>>>>

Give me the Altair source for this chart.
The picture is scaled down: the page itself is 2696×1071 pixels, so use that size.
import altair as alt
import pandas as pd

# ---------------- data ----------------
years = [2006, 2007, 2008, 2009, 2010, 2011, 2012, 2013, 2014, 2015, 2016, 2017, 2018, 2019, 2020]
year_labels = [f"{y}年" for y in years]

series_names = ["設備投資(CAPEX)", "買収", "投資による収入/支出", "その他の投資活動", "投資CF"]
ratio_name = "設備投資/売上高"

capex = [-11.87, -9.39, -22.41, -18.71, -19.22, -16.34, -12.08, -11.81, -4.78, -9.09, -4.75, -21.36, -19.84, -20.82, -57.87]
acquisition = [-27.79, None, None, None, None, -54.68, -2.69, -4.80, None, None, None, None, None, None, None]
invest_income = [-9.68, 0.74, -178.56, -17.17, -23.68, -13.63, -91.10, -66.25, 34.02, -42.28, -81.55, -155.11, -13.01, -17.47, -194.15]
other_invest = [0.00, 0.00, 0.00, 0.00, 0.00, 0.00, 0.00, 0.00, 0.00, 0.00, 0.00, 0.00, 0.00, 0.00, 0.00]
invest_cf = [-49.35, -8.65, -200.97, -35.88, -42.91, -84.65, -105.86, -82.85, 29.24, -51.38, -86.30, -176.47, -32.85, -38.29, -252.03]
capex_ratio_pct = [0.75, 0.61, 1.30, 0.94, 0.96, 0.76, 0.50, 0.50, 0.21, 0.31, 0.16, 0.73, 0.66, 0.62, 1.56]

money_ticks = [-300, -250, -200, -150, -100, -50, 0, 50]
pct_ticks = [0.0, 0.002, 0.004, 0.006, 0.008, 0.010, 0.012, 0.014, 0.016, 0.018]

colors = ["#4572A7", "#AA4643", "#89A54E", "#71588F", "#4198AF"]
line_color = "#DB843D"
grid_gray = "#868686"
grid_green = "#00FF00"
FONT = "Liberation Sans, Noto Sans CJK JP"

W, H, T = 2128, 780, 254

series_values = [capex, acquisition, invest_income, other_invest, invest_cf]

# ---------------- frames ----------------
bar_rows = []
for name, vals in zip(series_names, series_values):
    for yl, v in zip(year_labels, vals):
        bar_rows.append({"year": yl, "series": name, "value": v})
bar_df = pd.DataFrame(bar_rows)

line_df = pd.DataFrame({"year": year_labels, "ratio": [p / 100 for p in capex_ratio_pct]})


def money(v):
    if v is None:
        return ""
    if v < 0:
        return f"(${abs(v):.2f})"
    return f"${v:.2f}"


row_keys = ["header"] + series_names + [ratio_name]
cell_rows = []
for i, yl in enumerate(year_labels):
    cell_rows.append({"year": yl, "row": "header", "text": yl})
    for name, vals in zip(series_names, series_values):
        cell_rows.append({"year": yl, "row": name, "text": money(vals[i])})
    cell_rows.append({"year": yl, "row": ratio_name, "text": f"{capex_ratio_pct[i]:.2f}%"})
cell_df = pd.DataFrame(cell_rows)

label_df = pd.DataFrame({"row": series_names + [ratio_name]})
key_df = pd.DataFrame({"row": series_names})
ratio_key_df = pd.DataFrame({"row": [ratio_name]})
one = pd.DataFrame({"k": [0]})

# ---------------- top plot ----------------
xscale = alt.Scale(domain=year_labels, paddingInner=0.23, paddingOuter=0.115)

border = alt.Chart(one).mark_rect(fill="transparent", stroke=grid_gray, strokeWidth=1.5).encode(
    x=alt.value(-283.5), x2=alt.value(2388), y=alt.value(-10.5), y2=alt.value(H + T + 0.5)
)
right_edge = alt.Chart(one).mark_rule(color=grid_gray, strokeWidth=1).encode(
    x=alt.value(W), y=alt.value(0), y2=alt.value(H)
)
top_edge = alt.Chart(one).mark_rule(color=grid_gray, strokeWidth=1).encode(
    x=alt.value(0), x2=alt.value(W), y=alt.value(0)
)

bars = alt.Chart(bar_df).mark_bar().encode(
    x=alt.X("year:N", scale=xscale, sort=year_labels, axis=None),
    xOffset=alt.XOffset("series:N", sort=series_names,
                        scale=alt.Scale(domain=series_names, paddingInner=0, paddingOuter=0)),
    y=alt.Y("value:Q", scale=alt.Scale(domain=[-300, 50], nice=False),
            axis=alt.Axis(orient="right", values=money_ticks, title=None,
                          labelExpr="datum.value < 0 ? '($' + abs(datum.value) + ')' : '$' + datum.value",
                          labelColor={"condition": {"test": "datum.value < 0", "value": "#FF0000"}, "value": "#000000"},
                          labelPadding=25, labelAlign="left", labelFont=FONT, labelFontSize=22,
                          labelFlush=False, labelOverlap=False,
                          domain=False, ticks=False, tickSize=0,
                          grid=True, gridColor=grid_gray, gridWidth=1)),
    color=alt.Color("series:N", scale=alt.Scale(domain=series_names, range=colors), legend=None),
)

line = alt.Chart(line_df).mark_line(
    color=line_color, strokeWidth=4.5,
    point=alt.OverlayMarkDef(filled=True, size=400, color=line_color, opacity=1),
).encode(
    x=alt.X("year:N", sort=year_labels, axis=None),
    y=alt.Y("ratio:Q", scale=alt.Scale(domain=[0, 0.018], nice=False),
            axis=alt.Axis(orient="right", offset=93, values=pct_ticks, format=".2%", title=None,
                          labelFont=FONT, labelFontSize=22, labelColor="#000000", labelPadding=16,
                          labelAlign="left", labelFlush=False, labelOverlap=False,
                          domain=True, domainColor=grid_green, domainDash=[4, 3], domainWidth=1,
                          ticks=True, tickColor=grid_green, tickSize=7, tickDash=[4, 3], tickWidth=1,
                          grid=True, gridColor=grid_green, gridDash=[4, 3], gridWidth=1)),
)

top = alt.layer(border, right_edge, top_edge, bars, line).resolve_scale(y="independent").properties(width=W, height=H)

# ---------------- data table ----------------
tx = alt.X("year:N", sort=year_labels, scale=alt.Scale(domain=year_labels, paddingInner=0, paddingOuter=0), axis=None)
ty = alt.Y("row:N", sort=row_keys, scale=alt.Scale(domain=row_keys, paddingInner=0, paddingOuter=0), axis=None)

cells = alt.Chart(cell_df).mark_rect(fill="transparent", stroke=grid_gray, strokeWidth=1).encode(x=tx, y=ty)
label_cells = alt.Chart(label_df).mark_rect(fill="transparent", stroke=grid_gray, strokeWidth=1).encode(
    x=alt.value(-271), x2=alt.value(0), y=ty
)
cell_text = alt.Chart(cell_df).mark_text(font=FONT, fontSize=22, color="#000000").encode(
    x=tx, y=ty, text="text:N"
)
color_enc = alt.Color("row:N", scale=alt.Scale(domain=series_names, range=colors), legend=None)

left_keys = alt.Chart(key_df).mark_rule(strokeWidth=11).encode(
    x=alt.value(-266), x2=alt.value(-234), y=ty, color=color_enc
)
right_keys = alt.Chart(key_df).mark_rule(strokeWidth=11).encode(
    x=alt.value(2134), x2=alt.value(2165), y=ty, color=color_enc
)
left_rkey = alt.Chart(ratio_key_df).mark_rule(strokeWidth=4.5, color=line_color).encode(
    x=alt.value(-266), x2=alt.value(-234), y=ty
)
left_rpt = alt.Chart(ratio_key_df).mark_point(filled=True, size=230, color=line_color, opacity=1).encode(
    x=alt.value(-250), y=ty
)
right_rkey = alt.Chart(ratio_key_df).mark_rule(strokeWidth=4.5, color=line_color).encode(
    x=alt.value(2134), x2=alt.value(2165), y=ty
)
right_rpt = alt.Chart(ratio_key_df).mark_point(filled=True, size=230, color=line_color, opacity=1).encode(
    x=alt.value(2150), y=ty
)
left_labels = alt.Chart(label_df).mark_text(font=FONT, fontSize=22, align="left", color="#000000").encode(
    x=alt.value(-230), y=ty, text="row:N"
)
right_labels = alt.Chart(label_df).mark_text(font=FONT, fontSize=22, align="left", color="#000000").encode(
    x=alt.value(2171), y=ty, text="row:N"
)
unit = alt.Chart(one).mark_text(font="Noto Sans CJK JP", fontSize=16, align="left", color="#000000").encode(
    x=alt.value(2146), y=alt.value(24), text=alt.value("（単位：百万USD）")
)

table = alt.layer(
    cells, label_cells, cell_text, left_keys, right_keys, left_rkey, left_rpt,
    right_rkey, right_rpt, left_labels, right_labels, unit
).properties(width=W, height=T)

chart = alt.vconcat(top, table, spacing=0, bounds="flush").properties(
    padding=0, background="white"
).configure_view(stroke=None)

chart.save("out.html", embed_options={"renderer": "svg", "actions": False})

<<<<

Request: Repeat exactly, and only, the lines from the one containing "The picture is" through the one containing "invest_income, other_invest, invest_cf]", both included.

Expected output:
The picture is scaled down: the page itself is 2696×1071 pixels, so use that size.
import altair as alt
import pandas as pd

# ---------------- data ----------------
years = [2006, 2007, 2008, 2009, 2010, 2011, 2012, 2013, 2014, 2015, 2016, 2017, 2018, 2019, 2020]
year_labels = [f"{y}年" for y in years]

series_names = ["設備投資(CAPEX)", "買収", "投資による収入/支出", "その他の投資活動", "投資CF"]
ratio_name = "設備投資/売上高"

capex = [-11.87, -9.39, -22.41, -18.71, -19.22, -16.34, -12.08, -11.81, -4.78, -9.09, -4.75, -21.36, -19.84, -20.82, -57.87]
acquisition = [-27.79, None, None, None, None, -54.68, -2.69, -4.80, None, None, None, None, None, None, None]
invest_income = [-9.68, 0.74, -178.56, -17.17, -23.68, -13.63, -91.10, -66.25, 34.02, -42.28, -81.55, -155.11, -13.01, -17.47, -194.15]
other_invest = [0.00, 0.00, 0.00, 0.00, 0.00, 0.00, 0.00, 0.00, 0.00, 0.00, 0.00, 0.00, 0.00, 0.00, 0.00]
invest_cf = [-49.35, -8.65, -200.97, -35.88, -42.91, -84.65, -105.86, -82.85, 29.24, -51.38, -86.30, -176.47, -32.85, -38.29, -252.03]
capex_ratio_pct = [0.75, 0.61, 1.30, 0.94, 0.96, 0.76, 0.50, 0.50, 0.21, 0.31, 0.16, 0.73, 0.66, 0.62, 1.56]

money_ticks = [-300, -250, -200, -150, -100, -50, 0, 50]
pct_ticks = [0.0, 0.002, 0.004, 0.006, 0.008, 0.010, 0.012, 0.014, 0.016, 0.018]

colors = ["#4572A7", "#AA4643", "#89A54E", "#71588F", "#4198AF"]
line_color = "#DB843D"
grid_gray = "#868686"
grid_green = "#00FF00"
FONT = "Liberation Sans, Noto Sans CJK JP"

W, H, T = 2128, 780, 254

series_values = [capex, acquisition, invest_income, other_invest, invest_cf]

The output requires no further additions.